Regarding the idea of using a richer language, you may consult, e.g., Beigang (2023) on using causal models to specify a counterfactual fairness condition. You may also reflect on formulating this with the counterfactuals from philosophy (the Lewis-Stalnaker counterfactual) or from explainable AI (see Wachter 2018 “Counterfactual explanations without opening the black box”)? You could also explore the variation semantics framework of Hudetz and Crawford (2022, “Variation semantics: when counterfactuals in explanations of algorithmic decisions are true”).
-
Impossibility: In the lecture on computability theory, we saw classical impossibility results for symbolic computation/AI. Indeed, in the classical philosophy of AI during the 1980s and 1990s, Gödel’s Incompleteness Theorem played a central role in arguing for impossibilities for (symbolic) AI. (See here for a brief overview.)
Discuss whether these classical results have any bearing on modern, non-symbolic AI. If so, how would these results yield impossibilities for neural networks, and—most importantly—would that have any practical impact? If not, how exactly do neural networks evade those results and which other theorems would limit their power—again also thinking of the practical implications? For results in the latter case, think, e.g., of the no-free-lunch theorem in statistical learning theory, or, e.g., of Bastounis et al. (2024 “On the consistent reasoning paradox of intelligence and optimal trust in AI”).
-
Interpretability: One way to state the interpretability problem of neural networks (that I find particularly useful) is in terms of micro-level and macro-level. We completely understand neural networks at the micro-level: how they propagate the activation of the input neurons to the output neurons and how they update their weights during learning. The problem is understanding them at the macro-level: to explain in human-understandable terms this process that goes on at the micro-level. An analogy is provided by thermodynamics: we have a complete understanding of the billions of gas particles in a box (how their position and momentum changes over time), and thermodynamics also provides an understanding of this micro-level process in the macro-level terms of temperature and pressure.

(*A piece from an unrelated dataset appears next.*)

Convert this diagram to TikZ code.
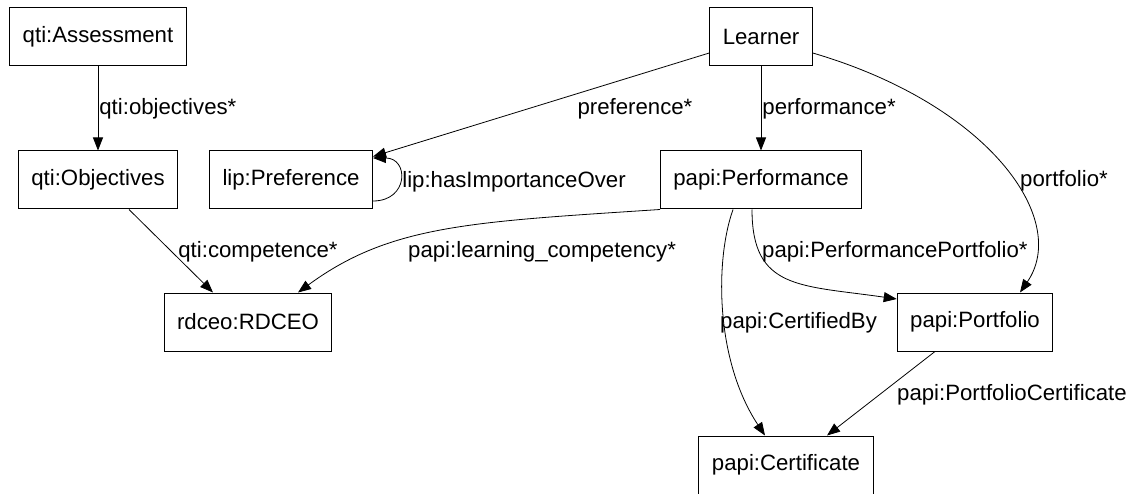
\documentclass[tikz,border=0pt]{standalone}
\usepackage{fontspec}
\setmainfont{Liberation Sans}
\usepackage{tikz}
\usetikzlibrary{arrows.meta,positioning}

\begin{document}
\begin{tikzpicture}[
    x=1pt, y=-1pt,
    font=\fontsize{22.2}{26}\selectfont,
    class/.style={rectangle, draw, line width=1pt, minimum height=58pt, inner xsep=13pt, inner ysep=0pt},
    lbl/.style={inner sep=1pt},
    arrow/.style={-{Triangle[length=13pt,width=10pt]}, line width=0.8pt}
]
    \useasboundingbox (0,0) rectangle (1131,494);

    % Classes
    \node[class] (assess) at (98,37) {qti:Assessment};
    \node[class] (objectives) at (98,180) {qti:Objectives};
    \node[class] (pref) at (291,180) {lip:Preference};
    \node[class] (learner) at (761,37) {Learner};
    \node[class] (perf) at (761,180) {papi:Performance};
    \node[class] (rdceo) at (248,322) {rdceo:RDCEO};
    \node[class] (portfolio) at (975,322) {papi:Portfolio};
    \node[class] (cert) at (786,465) {papi:Certificate};

    % Assessment side
    \draw[arrow] (assess) -- node[lbl, right] (objlabel) {qti:objectives*} (objectives);
    \draw[arrow] ([xshift=31pt]objectives.south) -- ([xshift=-35pt]rdceo.north);
    \node[lbl] (complabel) at (258,252) {qti:competence*};

    % Learner properties
    \draw[arrow] ([yshift=-16pt]learner.west) -- ([yshift=-6pt]pref.north east);
    \node[lbl] (preflabel) at (635,109) {preference*};
    \draw[arrow] ([yshift=-21pt]pref.east) .. controls +(36,0) and +(36,0) .. ([yshift=22pt]pref.east);
    \node[lbl] (importlabel) at (514,182) {lip:hasImportanceOver};
    \draw[arrow] (learner) -- node[lbl, right] (perflabel) {performance*} (perf);
    \draw[arrow] ([yshift=-16pt]learner.east) .. controls (990,105) and (1070,220) .. ([xshift=45pt]portfolio.north);
    \node[lbl] (portlabel) at (1064,181) {portfolio*};

    % Performance links
    \draw[arrow] ([xshift=-101pt]perf.south) .. controls (470,222) and (390,225) .. ([xshift=50pt]rdceo.north);
    \node[lbl, anchor=west] (lclabel) at (407,252) {papi:learning\_competency*};
    \draw[arrow] ([xshift=-9pt]perf.south) .. controls (752,290) and (800,285) .. ([yshift=23pt]portfolio.west);
    \node[lbl, anchor=west] (pplabel) at (761,252) {papi:PerformancePortfolio*};
    \draw[arrow] ([xshift=-28pt]perf.south) .. controls (715,260) and (715,360) .. ([xshift=-21pt]cert.north);
    \node[lbl, anchor=west] (cblabel) at (719,323) {papi:CertifiedBy};

    % Certificate
    \draw[arrow] ([xshift=-40pt]portfolio.south) -- ([xshift=41pt]cert.north);
    \node[lbl, anchor=west] (pclabel) at (896,395) {papi:PortfolioCertificate};
\end{tikzpicture}
\end{document}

Geiger et al. (2025, “Causal Abstraction: A Theoretical Foundation for Mechanistic Interpretability”) provide a precise general framework to bridge the micro-level and the macro-level in terms of causal models. Discuss this approach by relating to the philosophical literature on explanatory levels as, e.g., presented in this recent edited book and, in particular, in the first paper in there by List (which is also here). Make sure to think of ways to test your claims in concrete tasks and neural networks.
Example
As an example of a paper that covers the required steps, you can consider Geiger et al. (2025, “Causal Abstraction: A Theoretical Foundation for Mechanistic Interpretability”). Note, though, that it is much more comprehensive than what would be required for an essay. So this is just for illustration, not to be followed very closely. Very briefly, the idea is this:
- topic: mechanistic interpretability
- research question: can causal abstraction formalize mechanistic interpretability?
- related work: literature on mechanistic interpretability
- philosophical/mathematical theory: causal explanation à la Pearl and specifically the notion of causal abstraction
- experiments: a companion jupyter notebook for a toy example as well as many references to existing results in the mechanistic interpretability literature.